From my backseat perspective, the whole incident reminded me of a constant irritant that I do not miss from years of commuting in the Cities. Minnesotans do not know how to merge. Personally, I think stopping in an intersection or, worse, on a freeway entrance/exit ramp should be grounds for loss of license. I wouldn't even object to the police firing a couple of rounds into the driver/rider's head to get their attention. As my father used to say, "There is obviously no vital organ located in that skull." The idea that drivers need to have the "zipper merge" explained to them in remedial terms amazes and depresses me. How is that not obvious?

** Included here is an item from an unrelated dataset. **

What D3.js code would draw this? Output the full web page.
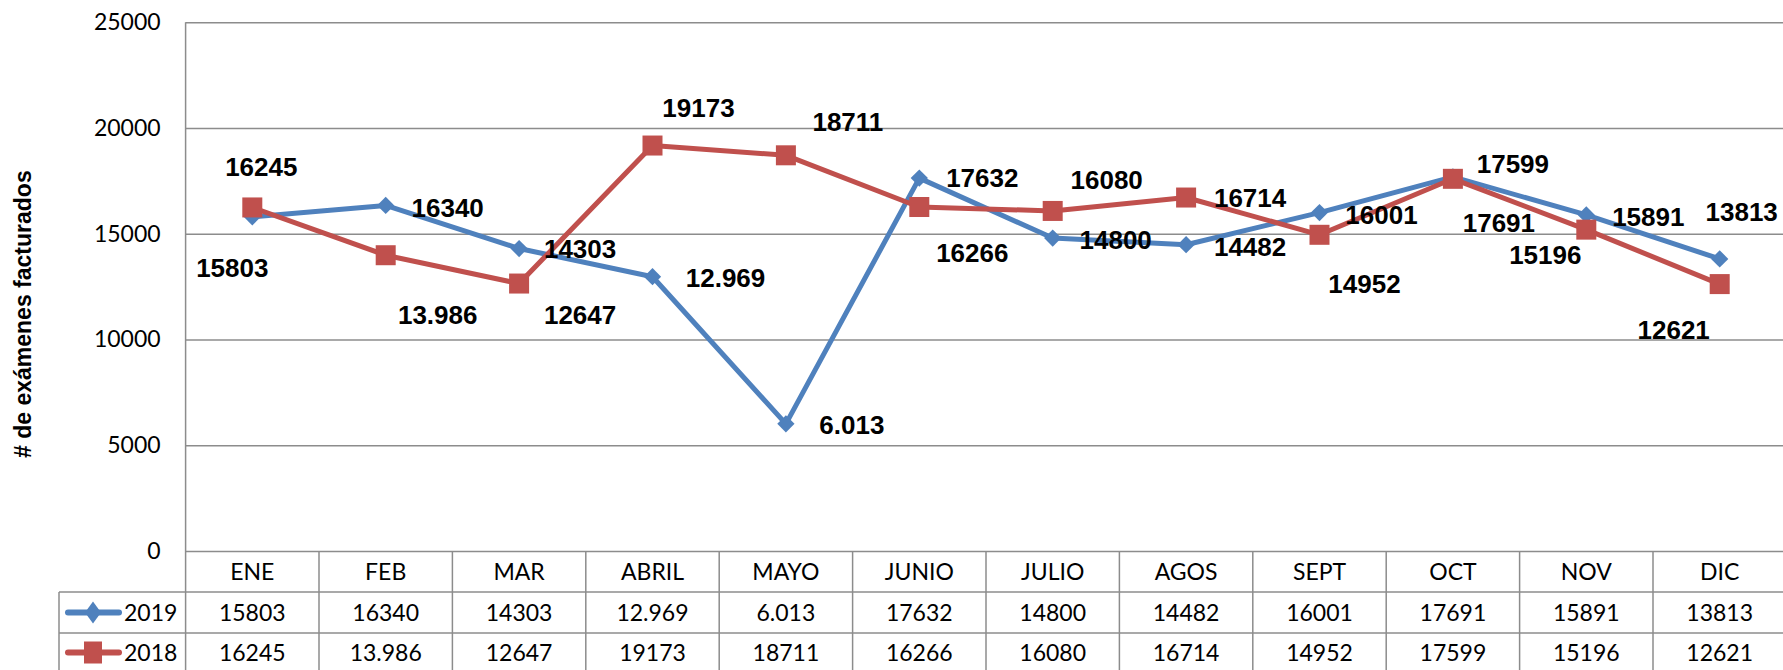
<!DOCTYPE html>
<html>
<head>
<meta charset="utf-8">
<script src="https://cdn.jsdelivr.net/npm/d3@7"></script>
<style>
  html, body { margin: 0; padding: 0; background: #fff; }
  svg { display: block; }
</style>
</head>
<body>
<div id="chart"></div>
<script>
// datos
const months = ["ENE", "FEB", "MAR", "ABRIL", "MAYO", "JUNIO", "JULIO", "AGOS", "SEPT", "OCT", "NOV", "DIC"];
const values2019 = [15803, 16340, 14303, 12969, 6013, 17632, 14800, 14482, 16001, 17691, 15891, 13813];
const values2018 = [16245, 13986, 12647, 19173, 18711, 16266, 16080, 16714, 14952, 17599, 15196, 12621];
const text2019 = ["15803", "16340", "14303", "12.969", "6.013", "17632", "14800", "14482", "16001", "17691", "15891", "13813"];
const text2018 = ["16245", "13.986", "12647", "19173", "18711", "16266", "16080", "16714", "14952", "17599", "15196", "12621"];
const yTicks = [0, 5000, 10000, 15000, 20000, 25000];
const yTitle = "# de exámenes facturados";

// posiciones de las etiquetas (desplazamiento respecto al punto)
const labelOffsets2019 = [[-20, 51], [62, 2], [61, 0], [73, 1], [66, 1], [63, 0], [63, 2], [64, 2], [62, 2], [46, 46], [62, 2], [22, -47]];
const labelOffsets2018 = [[9, -41], [52, 60], [61, 31], [46, -38], [62, -33], [53, 46], [54, -31], [64, 0], [45, 49], [60, -15], [-41, 25], [-46, 46]];

const width = 1783, height = 670;
const plot = { left: 185.6, right: 185.6 + 12 * 133.4, top: 22.3, bottom: 551 };
const rows = { header: 592, r2019: 633, r2018: 674 };
const legendLeft = 59;
const gridColor = "#8c8c8c";
const tableFont = "Lato, 'Open Sans', sans-serif";
const labelFont = "'Liberation Sans', Arial, sans-serif";

const series = [
    { name: "2019", values: values2019, text: text2019, offsets: labelOffsets2019, color: "#4F81BD", marker: "diamond" },
    { name: "2018", values: values2018, text: text2018, offsets: labelOffsets2018, color: "#C0504D", marker: "square" }
];

const svg = d3.select("#chart").append("svg")
    .attr("width", width)
    .attr("height", height);

const x = d3.scaleBand().domain(months).range([plot.left, plot.right]).padding(0);
const y = d3.scaleLinear().domain([0, 25000]).range([plot.bottom, plot.top]);
const cx = m => x(m) + x.bandwidth() / 2;

// eje y + cuadricula
const yAxis = svg.append("g")
    .attr("transform", `translate(${plot.left},0)`)
    .call(d3.axisLeft(y).tickValues(yTicks).tickSize(-(plot.right - plot.left)).tickPadding(25).tickFormat(d3.format("d")));
yAxis.select(".domain").remove();
yAxis.selectAll(".tick line").attr("stroke", gridColor).attr("stroke-width", 1.5);
yAxis.selectAll(".tick text")
    .attr("fill", "#000")
    .style("font-family", tableFont)
    .style("font-size", "23px");

// borde izquierdo del area
svg.append("line")
    .attr("x1", plot.left).attr("x2", plot.left)
    .attr("y1", plot.top).attr("y2", rows.r2018)
    .attr("stroke", gridColor).attr("stroke-width", 1.5);

// titulo eje y
svg.append("text")
    .attr("transform", `translate(31,${(plot.top + 600) / 2 + 3}) rotate(-90)`)
    .attr("text-anchor", "middle")
    .style("font-family", labelFont)
    .style("font-weight", "bold")
    .style("font-size", "23px")
    .text(yTitle);

// tabla de datos
const table = svg.append("g");
[rows.header, rows.r2019].forEach(ry => {
    table.append("line")
        .attr("x1", legendLeft).attr("x2", plot.right)
        .attr("y1", ry).attr("y2", ry)
        .attr("stroke", gridColor).attr("stroke-width", 1.5);
});
table.append("line")
    .attr("x1", legendLeft).attr("x2", legendLeft)
    .attr("y1", rows.header).attr("y2", rows.r2018)
    .attr("stroke", gridColor).attr("stroke-width", 1.5);
table.selectAll(".col-sep")
    .data(months.slice(1))
    .join("line")
    .attr("class", "col-sep")
    .attr("x1", d => x(d)).attr("x2", d => x(d))
    .attr("y1", plot.bottom).attr("y2", rows.r2018)
    .attr("stroke", gridColor).attr("stroke-width", 1.5);

table.selectAll(".month")
    .data(months)
    .join("text")
    .attr("class", "month")
    .attr("x", d => cx(d))
    .attr("y", (plot.bottom + rows.header) / 2)
    .attr("dy", "0.35em")
    .attr("text-anchor", "middle")
    .style("font-family", tableFont)
    .style("font-size", "23px")
    .text(d => d);

const rowMid = [(rows.header + rows.r2019) / 2, (rows.r2019 + rows.r2018) / 2 - 1];
series.forEach((s, si) => {
    table.selectAll(".val-" + s.name)
        .data(s.text)
        .join("text")
        .attr("x", (d, i) => cx(months[i]))
        .attr("y", rowMid[si])
        .attr("dy", "0.35em")
        .attr("text-anchor", "middle")
        .style("font-family", tableFont)
        .style("font-size", "23px")
        .text(d => d);

    // clave de leyenda
    const ly = rowMid[si];
    table.append("line")
        .attr("x1", 68).attr("x2", 119)
        .attr("y1", ly).attr("y2", ly)
        .attr("stroke", s.color).attr("stroke-width", 6).attr("stroke-linecap", "round");
    if (s.marker === "diamond") {
        table.append("path")
            .attr("d", `M93,${ly - 11}L101,${ly}L93,${ly + 11}L85,${ly}Z`)
            .attr("fill", s.color);
    } else {
        table.append("rect")
            .attr("x", 84).attr("y", ly - 11)
            .attr("width", 18).attr("height", 22)
            .attr("fill", s.color);
    }
    table.append("text")
        .attr("x", 124)
        .attr("y", ly)
        .attr("dy", "0.35em")
        .style("font-family", tableFont)
        .style("font-size", "23px")
        .text(s.name);
});

// lineas y marcadores
const line = d3.line()
    .x((d, i) => cx(months[i]))
    .y(d => y(d));

series.forEach(s => {
    svg.append("path")
        .datum(s.values)
        .attr("d", line)
        .attr("fill", "none")
        .attr("stroke", s.color)
        .attr("stroke-width", 5)
        .attr("stroke-linejoin", "round");

    if (s.marker === "diamond") {
        svg.selectAll(".mk-" + s.name)
            .data(s.values)
            .join("path")
            .attr("d", d3.symbol().type(d3.symbolDiamond2).size(190)())
            .attr("transform", (d, i) => `translate(${cx(months[i])},${y(d)})`)
            .attr("fill", s.color);
    } else {
        svg.selectAll(".mk-" + s.name)
            .data(s.values)
            .join("rect")
            .attr("x", (d, i) => cx(months[i]) - 10)
            .attr("y", d => y(d) - 10)
            .attr("width", 20)
            .attr("height", 20)
            .attr("fill", s.color);
    }
});

// etiquetas de datos
series.forEach(s => {
    svg.selectAll(".lbl-" + s.name)
        .data(s.values)
        .join("text")
        .attr("x", (d, i) => cx(months[i]) + s.offsets[i][0])
        .attr("y", (d, i) => y(d) + s.offsets[i][1])
        .attr("dy", "0.35em")
        .attr("text-anchor", "middle")
        .style("font-family", labelFont)
        .style("font-weight", "bold")
        .style("font-size", "26px")
        .text((d, i) => s.text[i]);
});
</script>
</body>
</html>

It clearly isn't, though. There are a couple of exercises in the old, 2007 MSF program that require simple merging skills and about one out of one-hundred classes actually manage to get through these exercises without one or seven or eleven backed-up traffic jams caused by merge-inability. The so-called "seasoned rider" courses are no exception to that statistic. People who have called themselves "riders" for decades simply come to a dead stop when faced with 5mph oncoming traffic (even when that traffic is another motorcycle in a parking lot exercise) and the resulting confusion is comical in a parking lot and suicidal on public roads. As I have asked thousands of times, if you can't merge competently what makes you think you are capable of safely drafting/tailgating?

A few years ago, a rider and fellow MMSC/MSF coach remarked that he'd seen me "aggressively" getting into northbound downtown I35E traffic, as if merging at the end of the entrance lane at traffic speed was impolite. The implication was that I had somehow committed a faux pas in "jumping the line" of traffic some distance above his stuck-in-traffic position. Talk about Minnesota passive-aggressive. Guilty as charged. When I merge, I want to be moving at the prevailing speed and as near to the end of the merge lane as I can get. Commuting is not about standing in line politely waiting for some moron to hang up his damn cell phone. It's about getting to work or home as quickly as possible. If you can't figure that out, you have no hope of comprehending filtering and lane sharing. The day a semi beats me into a T-intersection from the cross-traffic side, even on my 250 dual purpose bike, will be the day I hang up my helmet and buy a convertible. If you are not going to use your motorcycle's superior acceleration, braking, and maneuverability in a simple merge, what would make you think you can use those qualities in an actual emergency? Trust me, you can't and you won't. I've seen that kind of incompetence demonstrated on a regular basis and it amazes me that anyone that impaired would want to risk their life and limbs on a motorcycle.

Back in the 1970's, I visited Chicago from my home in Omaha, for a trade show. My business partner and I were driving a rented panel van, loaded with audio equipment, and we were both small town guys blown away with the Big City. At the first stop light we encountered in the city, when the light changed I was pleasantly surprised to see all of the vehicles started moving together. A couple of lights later, a distracted driver didn't hit the gas when the light changed and the vehicle behind him simply pushed the semi-conscious vehicle into the intersection until the driver assumed marginal control and caught up with traffic. Like most of the US, Chicago is dumbed-down and distracted, today. Vehicles leave intersections connected by invisible 100' ropes, as one of my readers described driver awareness, in every city I've visited. Autonomous vehicles are going to solve this problem for cagers, but motorcyclists are forever going to be on their own. It is hard to imagine how this is going to play out in some way that provides public road access for motorcycles. At least until we are forced into recreational vehicle status, we ought to be merging competently. If nothing else, out of wanting to exit the scene gracefully.

1 comment:

Andy Mckenzie said...

I'm not sure whether that's better or worse than the way people merge in Boston (which I live near): here, they merge at full speed without looking, with the result that every rush hour is punctuated with cars that have sideswiped each other as a result of not checking to see if someone was already in the lane before merging.

I try not to ride on large roads at rush hour around here.